The FBI interviewed four people about the Ramirez allegation: Ramirez herself, two alleged witnesses named by Ramirez, and a friend of Ramirez’s from college. (A third alleged eyewitness refused to talk.)

As for Swetnick, the FBI interviewed Mark Judge, who also figured in other allegations, but did not interview Swetnick herself.

The much-demanded investigation apparently added little or nothing to what was already known about the Ramirez and Swetnick stories. And that meant the Kavanaugh matter was back to square one, Christine Blasey Ford. In that case, FBI interviews with six people associated with the allegation also apparently produced no more supporting evidence than was known before.

By the time the Senate voted, the Democrats’ pattern of “three credible accusers” had fallen apart, and the original allegation was as unverifiable as it had been on the day it was made. Some Democrats began to point fingers at Avenatti for messing everything up. One Democrat, Sen. Gary Peters, said Avenatti’s involvement had turned the Kavanaugh confirmation “into a circus atmosphere.”
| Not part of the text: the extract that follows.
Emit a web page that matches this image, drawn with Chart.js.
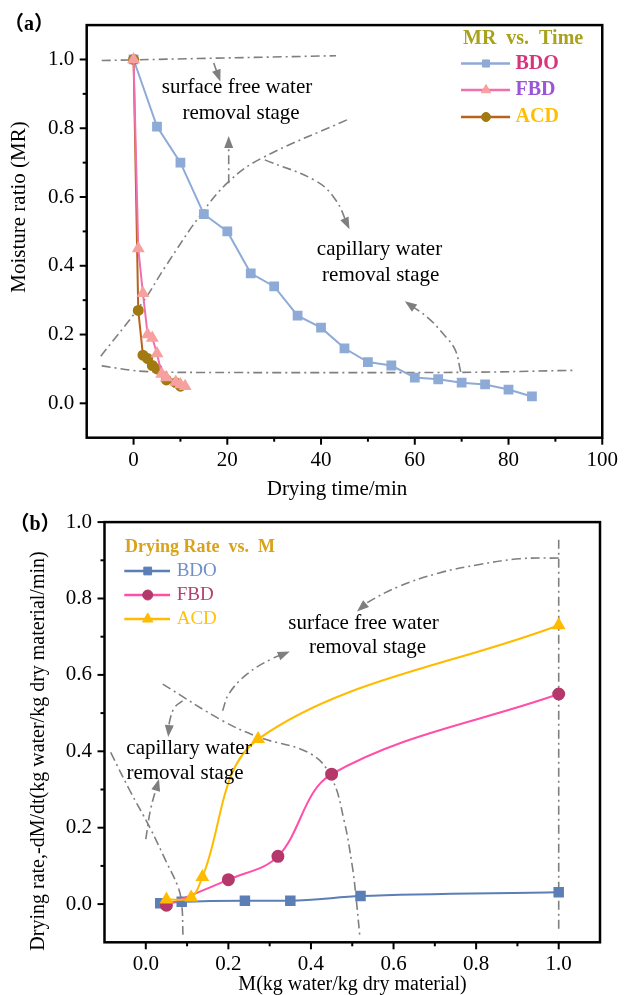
<!DOCTYPE html>
<html><head><meta charset="utf-8">
<script src="https://cdn.jsdelivr.net/npm/chart.js@4.4.0/dist/chart.umd.min.js"></script>
<style>
html,body{margin:0;padding:0;background:#fff;width:628px;height:995px;overflow:hidden}
canvas{position:absolute;left:0}
#ca{top:0}
#cb{top:497px}
</style></head><body>
<canvas id="ca" width="628" height="510"></canvas>
<canvas id="cb" width="628" height="498"></canvas>
<script>
// ---------- Panel (a): MR vs. Time ----------
const timeBDO = [0,5,10,15,20,25,30,35,40,45,50,55,60,65,70,75,80,85];
const mrBDO   = [1.0,0.805,0.70,0.55,0.50,0.378,0.34,0.255,0.22,0.16,0.12,0.11,0.075,0.07,0.06,0.055,0.04,0.02];
const timeFBD = [0,1,2,3,4,5,6,7,9,10,11];
const mrFBD   = [1.0,0.45,0.32,0.20,0.19,0.145,0.085,0.075,0.062,0.055,0.05];
const timeACD = [0,1,2,3,4,5,7,9,10];
const mrACD   = [1.0,0.27,0.14,0.13,0.11,0.10,0.068,0.06,0.05];
const xTicksA = [0,20,40,60,80,100];
const xMinorA = [10,30,50,70,90];
const yTicksA = [0,0.2,0.4,0.6,0.8,1.0];
const yMinorA = [0.1,0.3,0.5,0.7,0.9];
// guide curves (a)
const guideA_top    = [[-6.8,0.997],[43.2,1.011]];
const guideA_topArr = [[17.1,0.99],[18.3,0.944]];
const guideA_rise   = [[-7,0.137],[1.75,0.29],[6.9,0.40],[14.5,0.552],[20.4,0.646],[27.2,0.712],[45.8,0.826]];
const guideA_upArr  = [[20.3,0.64],[20.3,0.769]];
const guideA_bend   = [[28,0.708],[39,0.646],[43.2,0.59],[45.8,0.514]];
const guideA_bottom = [[-6.8,0.109],[1,0.094],[10,0.09],[70,0.09],[93.9,0.096]];
const guideA_capArr = [[69.8,0.0915],[68.6,0.156],[66,0.203],[62.7,0.25],[58.4,0.292]];

// ---------- Panel (b): Drying rate vs. M ----------
const mBDO    = [0.035,0.087,0.24,0.35,0.52,1.0];
const rateBDO = [0.002,0.006,0.009,0.009,0.021,0.031];
const mFBD    = [0.05,0.2,0.32,0.45,1.0];
const rateFBD = [-0.003,0.064,0.125,0.34,0.55];
const mACD    = [0.05,0.11,0.137,0.272,1.0];
const rateACD = [0.012,0.017,0.071,0.432,0.73];
const xTicksB = [0,0.2,0.4,0.6,0.8,1.0];
const xMinorB = [0.1,0.3,0.5,0.7,0.9];
const yTicksB = [0,0.2,0.4,0.6,0.8,1.0];
const yMinorB = [0.1,0.3,0.5,0.7,0.9];
// guide curves (b)
const guideB_vert  = [[1.0,0.954],[1.0,-0.068]];
const guideB_topArr= [[1.0,0.906],[0.905,0.904],[0.808,0.889],[0.711,0.867],[0.614,0.832],[0.536,0.789],[0.517,0.771]];
const guideB_upArr = [[0.186,0.506],[0.201,0.55],[0.245,0.602],[0.303,0.641],[0.342,0.658]];
const guideB_fall  = [[0.041,0.576],[0.186,0.48],[0.274,0.437],[0.4,0.393],[0.45,0.33],[0.48,0.22],[0.5,0.1],[0.508,0.03],[0.518,-0.08]];
const guideB_left  = [[-0.085,0.397],[-0.04,0.3],[0.01,0.2],[0.05,0.11],[0.078,0.045],[0.087,0.0],[0.09,-0.08]];
const guideB_capArr= [[0.0,0.17],[0.012,0.25],[0.03,0.32]];
const guideB_dnArr = [[0.089,0.532],[0.07,0.515],[0.058,0.48],[0.055,0.445]];

const FONT = '"Liberation Serif","Times New Roman",serif';
const GUIDE = '#7f7f7f';
function pts(xs, ys){ return xs.map((x,i)=>({x:x, y:ys[i]})); }
function pairs(a){ return a.map(p=>({x:p[0], y:p[1]})); }
function guide(arr, arrow, tension){
  return {data:pairs(arr), borderColor:GUIDE, borderWidth:1.6, borderDash:[9,4,2,4],
          pointRadius:0, tension:tension===undefined?0.4:tension, fill:false, arrow:!!arrow};
}

const decor = {
  id:'decor',
  afterDatasetsDraw(chart){
    const ctx = chart.ctx;
    chart.data.datasets.forEach((ds,i)=>{
      if(!ds.arrow) return;
      const meta = chart.getDatasetMeta(i);
      const n = meta.data.length;
      const p1 = meta.data[n-2], p2 = meta.data[n-1];
      const ang = Math.atan2(p2.y-p1.y, p2.x-p1.x);
      ctx.save();
      ctx.fillStyle = GUIDE;
      ctx.translate(p2.x, p2.y); ctx.rotate(ang);
      ctx.beginPath(); ctx.moveTo(3,0); ctx.lineTo(-9,-4.5); ctx.lineTo(-9,4.5); ctx.closePath(); ctx.fill();
      ctx.restore();
    });
  },
  afterDraw(chart, args, o){
    const ctx = chart.ctx, ca = chart.chartArea;
    const sx = chart.scales.x, sy = chart.scales.y;
    ctx.save();
    ctx.strokeStyle = '#000'; ctx.lineWidth = 2.5; ctx.setLineDash([]);
    ctx.strokeRect(ca.left, ca.top, ca.right-ca.left, ca.bottom-ca.top);
    ctx.lineWidth = 2;
    const tk = (vals, len, hor)=>vals.forEach(v=>{
      const p = (hor?sx:sy).getPixelForValue(v);
      ctx.beginPath();
      if(hor){ ctx.moveTo(p, ca.bottom); ctx.lineTo(p, ca.bottom+len); }
      else { ctx.moveTo(ca.left, p); ctx.lineTo(ca.left-len, p); }
      ctx.stroke();
    });
    tk(o.xMajor,7,true); tk(o.xMinor,4,true); tk(o.yMajor,7,false); tk(o.yMinor,4,false);
    o.texts.forEach(t=>{
      ctx.save();
      ctx.font = t.font; ctx.fillStyle = t.color || '#000';
      ctx.textAlign = t.align || 'center'; ctx.textBaseline = 'middle';
      ctx.translate(t.x, t.y);
      if(t.rot) ctx.rotate(t.rot);
      ctx.fillText(t.text, 0, 0);
      ctx.restore();
    });
    const L = o.legend;
    ctx.font = L.titleFont; ctx.fillStyle = L.titleColor; ctx.textAlign='left'; ctx.textBaseline='middle';
    ctx.fillText(L.title, L.titleX, L.titleY);
    L.items.forEach(it=>{
      ctx.strokeStyle = it.line; ctx.lineWidth = 2.5;
      ctx.beginPath(); ctx.moveTo(L.x0, it.y); ctx.lineTo(L.x1, it.y); ctx.stroke();
      ctx.fillStyle = it.point; ctx.strokeStyle = it.point; ctx.lineWidth = 1;
      Chart.helpers.drawPoint(ctx, {pointStyle:it.style, radius:it.r, rotation:0, borderWidth:1}, L.xm, it.y);
      ctx.font = L.font; ctx.fillStyle = it.color; ctx.textAlign='left'; ctx.textBaseline='middle';
      ctx.fillText(it.text, L.xt, it.y);
    });
    ctx.restore();
  }
};

function axes(xmin,xmax,ymin,ymax,xt,yt,yWidth,xHeight,fmtX){
  return {
    x:{type:'linear', min:xmin, max:xmax,
       afterBuildTicks:s=>{ s.ticks = xt.map(v=>({value:v})); },
       afterFit:s=>{ s.height = xHeight; },
       grid:{display:false, drawTicks:false}, border:{display:false},
       ticks:{autoSkip:false, maxRotation:0, padding:10, color:'#000', font:{family:FONT,size:21}, callback:fmtX}},
    y:{type:'linear', min:ymin, max:ymax,
       afterBuildTicks:s=>{ s.ticks = yt.map(v=>({value:v})); },
       afterFit:s=>{ s.width = yWidth; },
       grid:{display:false, drawTicks:false}, border:{display:false},
       ticks:{autoSkip:false, padding:12.5, color:'#000', font:{family:FONT,size:21}, callback:v=>Number(v).toFixed(1)}}
  };
}

// ---------- Chart (a) ----------
new Chart(document.getElementById('ca'), {
  type:'line',
  data:{datasets:[
    {data:pts(timeFBD,mrFBD), borderColor:'#f06fae', borderWidth:2, pointStyle:'triangle', pointRadius:5.5,
     pointBackgroundColor:'#f7a0a0', pointBorderColor:'#f7a0a0', tension:0},
    {data:pts(timeACD,mrACD), borderColor:'#b8621b', borderWidth:2, pointStyle:'circle', pointRadius:4.5,
     pointBackgroundColor:'#a27a12', pointBorderColor:'#a27a12', tension:0},
    {data:pts(timeBDO,mrBDO), borderColor:'#8eaad6', borderWidth:2, pointStyle:'rect', pointRadius:5.5,
     pointBackgroundColor:'#8eaad6', pointBorderColor:'#8eaad6', tension:0},
    guide(guideA_top,false,0), guide(guideA_topArr,true,0), guide(guideA_rise,false),
    guide(guideA_upArr,true,0), guide(guideA_bend,true), guide(guideA_bottom,false,0.3), guide(guideA_capArr,true)
  ]},
  options:{
    responsive:false, animation:false, events:[],
    layout:{padding:{top:14,right:18,left:0,bottom:0}},
    scales:axes(-10,100,-0.1,1.1,xTicksA,yTicksA,86.7,72.3,v=>String(v)),
    plugins:{legend:{display:false}, tooltip:{enabled:false},
      decor:{
        xMajor:xTicksA, xMinor:xMinorA, yMajor:yTicksA, yMinor:yMinorA,
        texts:[
          {text:'（a）', x:29, y:25, font:'bold 20px "Liberation Serif","Noto Sans CJK SC",serif'},
          {text:'Moisture ratio (MR)', x:19, y:207, rot:-Math.PI/2, font:'21px '+FONT},
          {text:'Drying time/min', x:337, y:489, font:'21px '+FONT},
          {text:'surface free water', x:237, y:87, font:'21px '+FONT},
          {text:'removal stage', x:241, y:113, font:'21px '+FONT},
          {text:'capillary water', x:379.5, y:249, font:'21px '+FONT},
          {text:'removal stage', x:380.7, y:275, font:'21px '+FONT}
        ],
        legend:{title:'MR  vs.  Time', titleX:463, titleY:38.5, titleColor:'#a8a21e', titleFont:'bold 20px '+FONT,
          font:'bold 20px '+FONT, x0:461, x1:510, xm:486, xt:515.5,
          items:[
            {text:'BDO', y:63.5, line:'#8eaad6', point:'#8eaad6', style:'rect', r:5, color:'#d8347e'},
            {text:'FBD', y:90, line:'#f06fae', point:'#f7a0a0', style:'triangle', r:5.5, color:'#9a55d8'},
            {text:'ACD', y:117, line:'#b8621b', point:'#a27a12', style:'circle', r:4.5, color:'#ffbf00'}
          ]}
      }}
  },
  plugins:[decor]
});

// ---------- Chart (b) ----------
new Chart(document.getElementById('cb'), {
  type:'line',
  data:{datasets:[
    {data:pts(mACD,rateACD), borderColor:'#ffbb00', borderWidth:2, pointStyle:'triangle', pointRadius:6,
     pointBackgroundColor:'#ffbb00', pointBorderColor:'#ffbb00', tension:0.35},
    {data:pts(mFBD,rateFBD), borderColor:'#ff4fa8', borderWidth:2, pointStyle:'circle', pointRadius:5.5,
     pointBackgroundColor:'#b5386b', pointBorderColor:'#b5386b', tension:0.35},
    {data:pts(mBDO,rateBDO), borderColor:'#5a7eb5', borderWidth:2, pointStyle:'rect', pointRadius:6,
     pointBackgroundColor:'#5a7eb5', pointBorderColor:'#5a7eb5', cubicInterpolationMode:'monotone'},
    guide(guideB_vert,false,0), guide(guideB_topArr,true), guide(guideB_upArr,true),
    guide(guideB_fall,false), guide(guideB_left,false), guide(guideB_capArr,true), guide(guideB_dnArr,true)
  ]},
  options:{
    responsive:false, animation:false, events:[],
    layout:{padding:{top:23.7,right:28,left:0,bottom:0}},
    scales:axes(-0.1,1.1,-0.1,1.0,xTicksB,yTicksB,104.5,52.7,v=>Number(v).toFixed(1)),
    plugins:{legend:{display:false}, tooltip:{enabled:false},
      decor:{
        xMajor:xTicksB, xMinor:xMinorB, yMajor:yTicksB, yMinor:yMinorB,
        texts:[
          {text:'（b）', x:35, y:28, font:'bold 20px "Liberation Serif","Noto Sans CJK SC",serif'},
          {text:'Drying rate,-dM/dt(kg water/kg dry material/min)', x:39, y:254, rot:-Math.PI/2, font:'20px '+FONT},
          {text:'M(kg water/kg dry material)', x:352.5, y:488, font:'20px '+FONT},
          {text:'surface free water', x:363.5, y:126, font:'21px '+FONT},
          {text:'removal stage', x:367.5, y:150, font:'21px '+FONT},
          {text:'capillary water', x:189, y:251, font:'21px '+FONT},
          {text:'removal stage', x:185, y:276, font:'21px '+FONT}
        ],
        legend:{title:'Drying Rate  vs.  M', titleX:125, titleY:50, titleColor:'#d9a21b', titleFont:'bold 18px '+FONT,
          font:'19px '+FONT, x0:124.3, x1:170, xm:147.7, xt:176.7,
          items:[
            {text:'BDO', y:74, line:'#5a7eb5', point:'#5a7eb5', style:'rect', r:5.5, color:'#6f8fc9'},
            {text:'FBD', y:98, line:'#ff4fa8', point:'#b5386b', style:'circle', r:5, color:'#b3426f'},
            {text:'ACD', y:122, line:'#ffbb00', point:'#ffbb00', style:'triangle', r:6, color:'#ffc20e'}
          ]}
      }}
  },
  plugins:[decor]
});
</script>
</body></html>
But it wasn’t just Avenatti. There was, in fact, a pattern in the allegations against Kavanaugh — a pattern of progressively weaker and more desperate-sounding accusations. The Ford allegation came without any contemporaneous evidence to support it. The Ramirez allegation was vague to begin with — the accuser admitted she was drunk and had a poor memory — and fell apart completely for lack of corroboration. And then Avenatti brought the circus.

Together, the allegations created the impression of Democrats grasping at any straw they could find to stop Kavanaugh. First came their faith-based “I believe Dr. Ford” declarations of support for Ford. Then came Ramirez and Swetnick. Successively weaker allegations against Kavanaugh did indeed do damage, but against the accusers more than the accused. And now there is Justice Kavanaugh.